The current thin Martian atmosphere may not reflect its past, when it was likely many times denser, offering a blanket against frequent asteroid impacts.

During the early formation of the solar system roughly 4 billion years ago, Mars had already developed significantly in a chaotic environment filled with gas and dust swirling around the young sun, termed the solar nebula. It was previously believed that Mars lost its gathered gases quickly after the solar nebula dissipated, resulting in a thin atmosphere today.

However, a recent study led by Sarah Joiret from Collège de France posits that Mars may have retained a substantial amount of this gas, yielding a rich, primordial atmosphere instead. Shortly after the solar nebula receded, it’s theorized that the shifting orbits of massive planets such as Jupiter and Saturn disrupted the paths of comets and asteroids, sending them toward the inner solar system where they violently interacted with rocky planets like Mars.

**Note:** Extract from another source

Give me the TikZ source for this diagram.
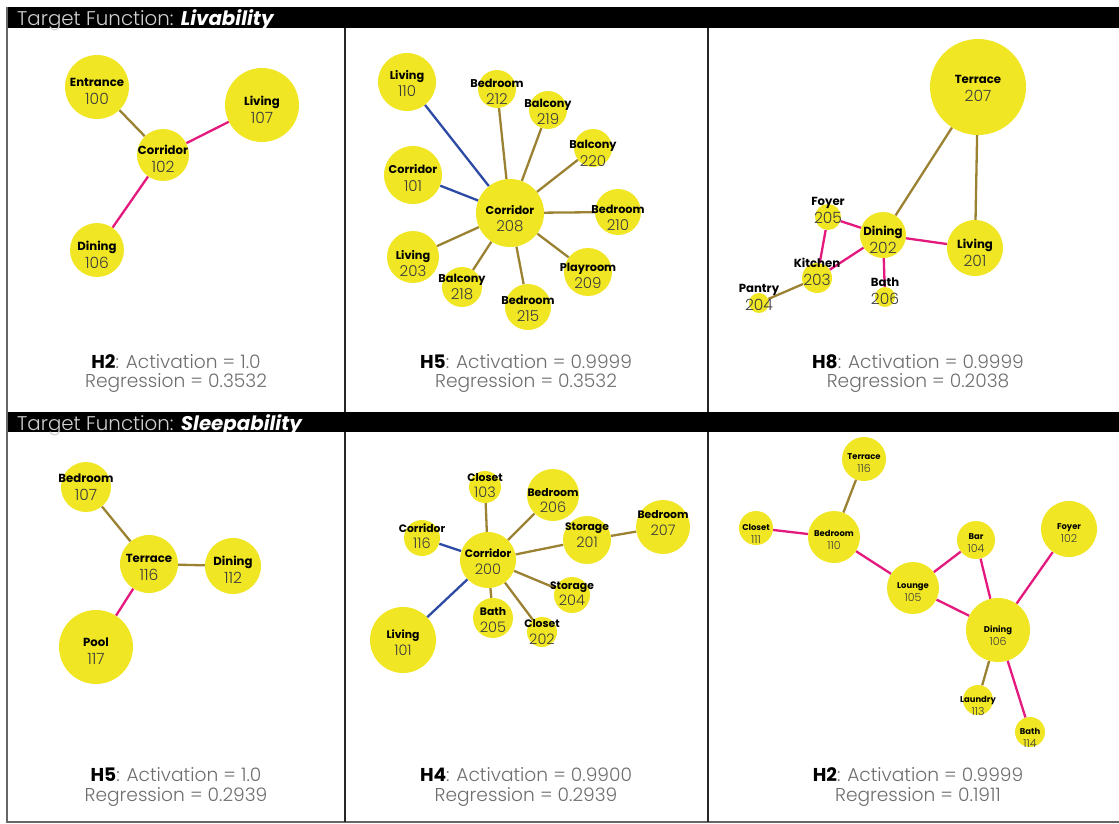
\documentclass[tikz,border=0pt]{standalone}
\usepackage{fontspec}
\setmainfont{Poppins}
\newfontfamily\popl{Poppins}[UprightFont=* Light, BoldFont=* Bold]
\usetikzlibrary{backgrounds}
\definecolor{ylw}{RGB}{240,230,35}
\definecolor{brn}{RGB}{155,130,50}
\definecolor{pnk}{RGB}{228,25,125}
\definecolor{blu}{RGB}{45,75,165}
\definecolor{numgray}{RGB}{60,60,60}
\definecolor{txtgray}{RGB}{110,110,110}
\pgfdeclarelayer{bg}
\pgfsetlayers{bg,main}
\tikzset{
  room/.style={circle, fill=ylw, inner sep=0pt},
  nm/.style={font=\bfseries\fontsize{11.7}{11.7}\selectfont, text height=0.7em, text depth=0pt, inner sep=0pt},
  nu/.style={font=\popl\fontsize{15.5}{15.5}\selectfont, text=numgray, text height=0.7em, text depth=0pt, inner sep=0pt},
  eb/.style={draw=brn, line width=2.3pt},
  ep/.style={draw=pnk, line width=2.3pt},
  el/.style={draw=blu, line width=2.3pt},
  captxt/.style={font=\popl\fontsize{18.6}{18.6}\selectfont, text=txtgray, text height=0.7em, text depth=0pt, inner sep=0pt},
  headtxt/.style={anchor=base west, inner sep=0pt, font=\fontsize{19.8}{19.8}\selectfont},
}
\def\hg{8.5}
\newcommand\RN[7]{%
  \node[room, minimum size=#4*2] (#1) at (#2,#3) {};
  \node[nm] (#1-a) at (#2,#3+#7-\hg+2) {#5};
  \node[nu] (#1-b) at (#2,#3+#7+\hg+3) {#6};
}
\begin{document}
\begin{tikzpicture}[x=1pt,y=-1pt]
\useasboundingbox (0,0) rectangle (1119,824);
% frame
\fill[black] (7,7) rectangle (1119,28);
\fill[black] (7,412) rectangle (1119,432);
\draw[black!60, line width=1.2pt] (7,7) -- (7,822) -- (1119,822);
\draw[black!85, line width=1.3pt] (345,28) -- (345,412) (708,28) -- (708,412)
  (345,432) -- (345,822) (708,432) -- (708,822);
\node[headtxt] (h1) at (17,25.5) {{\popl\color{black!18}Target Function: }{\color{white}\bfseries\itshape Livability}};
\node[headtxt] (h2) at (17,430) {{\popl\color{black!18}Target Function: }{\color{white}\bfseries\itshape Sleepability}};

% panel 1
\RN{p1e}{97}{87}{32}{Entrance}{100}{3}
\RN{p1l}{262}{105}{37}{Living}{107}{4}
\RN{p1c}{163}{155}{26}{Corridor}{102}{2}
\RN{p1d}{97}{250}{27}{Dining}{106}{3}
\begin{pgfonlayer}{bg}
\draw[eb] (p1e) -- (p1c);
\draw[ep] (p1c) -- (p1l);
\draw[ep] (p1c) -- (p1d);
\end{pgfonlayer}

% panel 2
\begingroup
\def\hg{8}
\tikzset{nm/.append style={font=\bfseries\fontsize{11.3}{11.3}\selectfont},
         nu/.append style={font=\popl\fontsize{15}{15}\selectfont}}
\RN{p2a}{407}{82}{29}{Living}{110}{0}
\RN{p2b}{497}{89}{19}{Bedroom}{212}{1.5}
\RN{p2c}{548}{110}{19}{Balcony}{219}{0}
\RN{p2d}{593}{148}{19}{Balcony}{220}{3.5}
\RN{p2e}{413}{175}{29}{Corridor}{101}{1.5}
\RN{p2f}{510}{213}{34}{Corridor}{208}{4}
\RN{p2g}{618}{212}{23}{Bedroom}{210}{3.5}
\RN{p2h}{413}{257}{26}{Living}{203}{4.5}
\RN{p2i}{462}{287}{20}{Balcony}{218}{-2}
\RN{p2j}{528}{307}{23}{Bedroom}{215}{0}
\RN{p2k}{588}{272}{24}{Playroom}{209}{1.5}
\endgroup
\begin{pgfonlayer}{bg}
\draw[el] (p2a) -- (p2f);
\draw[el] (p2e) -- (p2f);
\foreach \t in {p2b,p2c,p2d,p2g,p2h,p2i,p2j,p2k} \draw[eb] (\t) -- (p2f);
\end{pgfonlayer}

% panel 3
\RN{p3a}{978}{87}{48}{Terrace}{207}{0}
\RN{p3b}{828}{217}{13}{Foyer}{205}{-8.5}
\RN{p3c}{883}{235}{23}{Dining}{202}{3}
\RN{p3d}{975}{248}{28}{Living}{201}{3}
\RN{p3e}{817}{278}{15}{Kitchen}{203}{-8}
\RN{p3f}{885}{297}{10}{Bath}{206}{-8}
\RN{p3g}{759}{303}{10}{Pantry}{204}{-7.5}
\begin{pgfonlayer}{bg}
\draw[eb] (p3a) -- (p3c);
\draw[eb] (p3a) -- (p3d);
\draw[ep] (p3b) -- (p3c);
\draw[ep] (p3b) -- (p3e);
\draw[ep] (p3e) -- (p3c);
\draw[ep] (p3c) -- (p3d);
\draw[ep] (p3c) -- (p3f);
\draw[eb] (p3g) -- (p3e);
\end{pgfonlayer}

% panel 4
\RN{p4a}{86}{487}{25}{Bedroom}{107}{-1.5}
\RN{p4b}{149}{564}{29}{Terrace}{116}{1.5}
\RN{p4c}{233}{566}{28}{Dining}{112}{2.5}
\RN{p4d}{96}{647}{37}{Pool}{117}{2.5}
\begin{pgfonlayer}{bg}
\draw[eb] (p4a) -- (p4b);
\draw[eb] (p4b) -- (p4c);
\draw[ep] (p4b) -- (p4d);
\end{pgfonlayer}

% panel 5
\begingroup
\def\hg{7.7}
\tikzset{nm/.append style={font=\bfseries\fontsize{10.8}{10.8}\selectfont},
         nu/.append style={font=\popl\fontsize{14.5}{14.5}\selectfont}}
\RN{p5a}{485}{487}{16}{Closet}{103}{-3.5}
\RN{p5b}{553}{495}{26}{Bedroom}{206}{3.5}
\RN{p5c}{663}{527}{27}{Bedroom}{207}{-6}
\RN{p5d}{422}{538}{18}{Corridor}{116}{-3.5}
\RN{p5e}{587}{540}{24}{Storage}{201}{-7}
\RN{p5f}{488}{560}{28}{Corridor}{200}{0}
\RN{p5g}{572}{595}{18}{Storage}{204}{-3.5}
\RN{p5h}{493}{618}{20}{Bath}{205}{0}
\RN{p5i}{542}{632}{15}{Closet}{202}{-2}
\RN{p5j}{403}{640}{33}{Living}{101}{1}
\endgroup
\begin{pgfonlayer}{bg}
\foreach \t in {p5a,p5b,p5e,p5g,p5h,p5i} \draw[eb] (\t) -- (p5f);
\draw[el] (p5d) -- (p5f);
\draw[el] (p5j) -- (p5f);
\draw[eb] (p5e) -- (p5c);
\end{pgfonlayer}

% panel 6
\begingroup
\def\hg{6}
\tikzset{nm/.append style={font=\bfseries\fontsize{8.4}{8.4}\selectfont},
         nu/.append style={font=\popl\fontsize{11}{11}\selectfont}}
\RN{p6a}{864}{459}{22}{Terrace}{116}{1}
\RN{p6b}{756}{528}{17}{Closet}{111}{2.5}
\RN{p6c}{834}{537}{26}{Bedroom}{110}{0}
\RN{p6d}{976}{540}{19}{Bar}{104}{0}
\RN{p6e}{1069}{529}{28}{Foyer}{102}{0.5}
\RN{p6f}{913}{588}{26}{Lounge}{105}{1}
\RN{p6g}{998}{630}{32}{Dining}{106}{3}
\RN{p6h}{978}{700}{15}{Laundry}{113}{2.5}
\RN{p6i}{1030}{732}{15}{Bath}{114}{3}
\endgroup
\begin{pgfonlayer}{bg}
\draw[eb] (p6a) -- (p6c);
\draw[ep] (p6b) -- (p6c);
\draw[ep] (p6c) -- (p6f);
\draw[ep] (p6f) -- (p6d);
\draw[ep] (p6d) -- (p6g);
\draw[ep] (p6f) -- (p6g);
\draw[ep] (p6e) -- (p6g);
\draw[eb] (p6g) -- (p6h);
\draw[ep] (p6g) -- (p6i);
\end{pgfonlayer}

% captions
\node[captxt] (c1a) at (176,364.5) {{\bfseries\color{black}H2}: Activation = 1.0};
\node[captxt] (c1b) at (176,384) {Regression = 0.3532};
\node[captxt] (c2a) at (526,364.5) {{\bfseries\color{black}H5}: Activation = 0.9999};
\node[captxt] (c2b) at (526,384) {Regression = 0.3532};
\node[captxt] (c3a) at (918,364.5) {{\bfseries\color{black}H8}: Activation = 0.9999};
\node[captxt] (c3b) at (918,384) {Regression = 0.2038};
\node[captxt] (c4a) at (176,777.5) {{\bfseries\color{black}H5}: Activation = 1.0};
\node[captxt] (c4b) at (176,798) {Regression = 0.2939};
\node[captxt] (c5a) at (526,777.5) {{\bfseries\color{black}H4}: Activation = 0.9900};
\node[captxt] (c5b) at (526,798) {Regression = 0.2939};
\node[captxt] (c6a) at (918,777.5) {{\bfseries\color{black}H2}: Activation = 0.9999};
\node[captxt] (c6b) at (918,798) {Regression = 0.1911};
\end{tikzpicture}
\end{document}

Evidence of this event remains abundant on Earth and other bodies, yet volcanic activity on Mars has obscured the historical record there. Joiret noted at the Europlanet Science Congress held recently in Helsinki, Finland, that “No terrestrial planet was spared bombardment by comets during this period, and Mars must have been affected too, leaving some indication of these impacts.”

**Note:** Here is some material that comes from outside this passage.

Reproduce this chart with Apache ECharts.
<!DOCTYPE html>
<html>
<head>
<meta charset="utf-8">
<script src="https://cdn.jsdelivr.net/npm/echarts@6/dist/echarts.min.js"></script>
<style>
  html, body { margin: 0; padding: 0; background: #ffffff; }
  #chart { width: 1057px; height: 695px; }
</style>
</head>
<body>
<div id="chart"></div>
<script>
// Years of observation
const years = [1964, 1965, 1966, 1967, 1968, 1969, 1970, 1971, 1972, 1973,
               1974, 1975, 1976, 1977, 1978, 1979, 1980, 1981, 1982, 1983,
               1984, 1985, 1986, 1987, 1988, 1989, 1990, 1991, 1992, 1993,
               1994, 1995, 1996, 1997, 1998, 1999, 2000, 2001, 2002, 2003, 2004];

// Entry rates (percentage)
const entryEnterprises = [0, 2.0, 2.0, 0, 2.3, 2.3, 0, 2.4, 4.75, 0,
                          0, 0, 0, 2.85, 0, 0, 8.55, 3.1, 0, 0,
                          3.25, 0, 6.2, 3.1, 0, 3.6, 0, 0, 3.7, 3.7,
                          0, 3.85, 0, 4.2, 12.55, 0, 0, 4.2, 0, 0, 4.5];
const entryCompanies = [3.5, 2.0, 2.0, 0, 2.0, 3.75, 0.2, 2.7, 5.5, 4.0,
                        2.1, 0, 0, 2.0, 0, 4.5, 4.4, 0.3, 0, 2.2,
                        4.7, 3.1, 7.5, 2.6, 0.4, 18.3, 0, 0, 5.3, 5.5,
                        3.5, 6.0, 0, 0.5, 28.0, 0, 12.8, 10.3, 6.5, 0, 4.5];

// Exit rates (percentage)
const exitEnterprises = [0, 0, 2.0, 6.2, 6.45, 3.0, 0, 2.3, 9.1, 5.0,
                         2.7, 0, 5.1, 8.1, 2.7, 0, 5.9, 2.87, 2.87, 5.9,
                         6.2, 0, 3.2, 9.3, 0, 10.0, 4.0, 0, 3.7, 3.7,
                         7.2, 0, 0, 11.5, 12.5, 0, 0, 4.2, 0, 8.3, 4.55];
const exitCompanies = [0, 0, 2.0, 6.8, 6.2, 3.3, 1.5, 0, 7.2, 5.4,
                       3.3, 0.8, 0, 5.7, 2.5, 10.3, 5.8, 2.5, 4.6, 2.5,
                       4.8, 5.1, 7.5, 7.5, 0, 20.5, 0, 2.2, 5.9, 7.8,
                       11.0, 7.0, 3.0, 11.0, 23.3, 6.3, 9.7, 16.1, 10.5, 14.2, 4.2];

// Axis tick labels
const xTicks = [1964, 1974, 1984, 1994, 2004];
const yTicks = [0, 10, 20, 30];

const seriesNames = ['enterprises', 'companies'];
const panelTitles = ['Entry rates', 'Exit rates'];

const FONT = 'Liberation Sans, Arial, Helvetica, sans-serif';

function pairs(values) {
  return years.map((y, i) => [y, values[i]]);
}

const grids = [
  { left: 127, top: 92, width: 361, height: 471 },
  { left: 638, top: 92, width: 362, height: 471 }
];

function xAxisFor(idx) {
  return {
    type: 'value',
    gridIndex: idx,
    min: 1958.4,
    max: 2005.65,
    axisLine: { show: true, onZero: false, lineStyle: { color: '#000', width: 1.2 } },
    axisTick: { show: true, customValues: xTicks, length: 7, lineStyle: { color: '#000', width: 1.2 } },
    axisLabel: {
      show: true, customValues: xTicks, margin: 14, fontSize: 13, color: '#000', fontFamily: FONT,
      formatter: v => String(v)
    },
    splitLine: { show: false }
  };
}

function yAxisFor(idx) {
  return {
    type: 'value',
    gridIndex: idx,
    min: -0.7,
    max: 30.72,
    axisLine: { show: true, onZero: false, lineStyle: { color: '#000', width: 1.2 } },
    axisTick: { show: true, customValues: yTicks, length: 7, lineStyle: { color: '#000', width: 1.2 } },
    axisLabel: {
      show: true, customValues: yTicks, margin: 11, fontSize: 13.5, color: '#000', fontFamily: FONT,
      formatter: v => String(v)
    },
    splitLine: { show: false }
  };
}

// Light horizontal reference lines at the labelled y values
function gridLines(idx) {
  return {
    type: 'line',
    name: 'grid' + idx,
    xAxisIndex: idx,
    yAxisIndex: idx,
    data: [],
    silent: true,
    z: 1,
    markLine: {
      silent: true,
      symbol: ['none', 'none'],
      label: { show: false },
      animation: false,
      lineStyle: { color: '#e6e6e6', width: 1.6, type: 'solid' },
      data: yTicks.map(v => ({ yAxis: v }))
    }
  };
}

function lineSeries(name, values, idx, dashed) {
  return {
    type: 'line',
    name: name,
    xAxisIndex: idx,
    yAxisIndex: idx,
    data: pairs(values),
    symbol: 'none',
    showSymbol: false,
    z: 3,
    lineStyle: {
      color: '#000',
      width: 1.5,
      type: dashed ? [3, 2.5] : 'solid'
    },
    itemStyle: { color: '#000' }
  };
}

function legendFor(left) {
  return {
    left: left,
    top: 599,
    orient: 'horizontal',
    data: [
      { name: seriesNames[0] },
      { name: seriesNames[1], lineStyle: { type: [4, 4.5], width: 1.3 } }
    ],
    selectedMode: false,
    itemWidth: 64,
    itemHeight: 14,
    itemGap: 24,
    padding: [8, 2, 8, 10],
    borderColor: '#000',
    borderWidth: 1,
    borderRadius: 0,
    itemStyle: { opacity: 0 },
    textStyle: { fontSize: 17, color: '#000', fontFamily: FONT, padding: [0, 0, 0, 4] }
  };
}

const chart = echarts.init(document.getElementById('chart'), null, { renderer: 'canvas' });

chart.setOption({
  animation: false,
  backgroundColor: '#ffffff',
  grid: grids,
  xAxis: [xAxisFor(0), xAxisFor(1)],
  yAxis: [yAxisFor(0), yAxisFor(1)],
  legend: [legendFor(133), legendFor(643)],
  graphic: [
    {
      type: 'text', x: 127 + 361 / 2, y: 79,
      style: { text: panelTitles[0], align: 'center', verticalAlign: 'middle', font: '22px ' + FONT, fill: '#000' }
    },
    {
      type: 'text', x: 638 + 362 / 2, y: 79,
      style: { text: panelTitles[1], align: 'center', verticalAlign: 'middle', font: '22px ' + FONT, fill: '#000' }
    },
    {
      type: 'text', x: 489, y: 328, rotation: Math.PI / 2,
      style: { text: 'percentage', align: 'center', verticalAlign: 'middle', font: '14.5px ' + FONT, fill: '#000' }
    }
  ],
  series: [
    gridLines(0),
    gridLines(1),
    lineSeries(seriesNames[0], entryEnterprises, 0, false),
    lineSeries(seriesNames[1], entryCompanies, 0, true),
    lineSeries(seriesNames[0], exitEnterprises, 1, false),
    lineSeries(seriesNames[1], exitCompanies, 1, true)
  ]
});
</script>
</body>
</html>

The research team theorizes that a thick, hydrogen-laden atmosphere would have acted to dilute any comet-derived materials that reached Mars. By using simulations of early solar dynamics to gauge how much of this comet material should have arrived, they deduced the mass of Mars’ primordial atmosphere, estimating it could have had a pressure of 2.9 bar—almost three times that of Earth today.

Nonetheless, this dense atmosphere would have been transient, existing only for about a million years, dissipating before the emergence of liquid water, stated Raymond Pierrehumbert from the University of Oxford, who was not directly involved in the study. The conditions necessary for liquid water to exist on Mars likely required a different atmospheric makeup that was not sustainable in the thick primordial environment.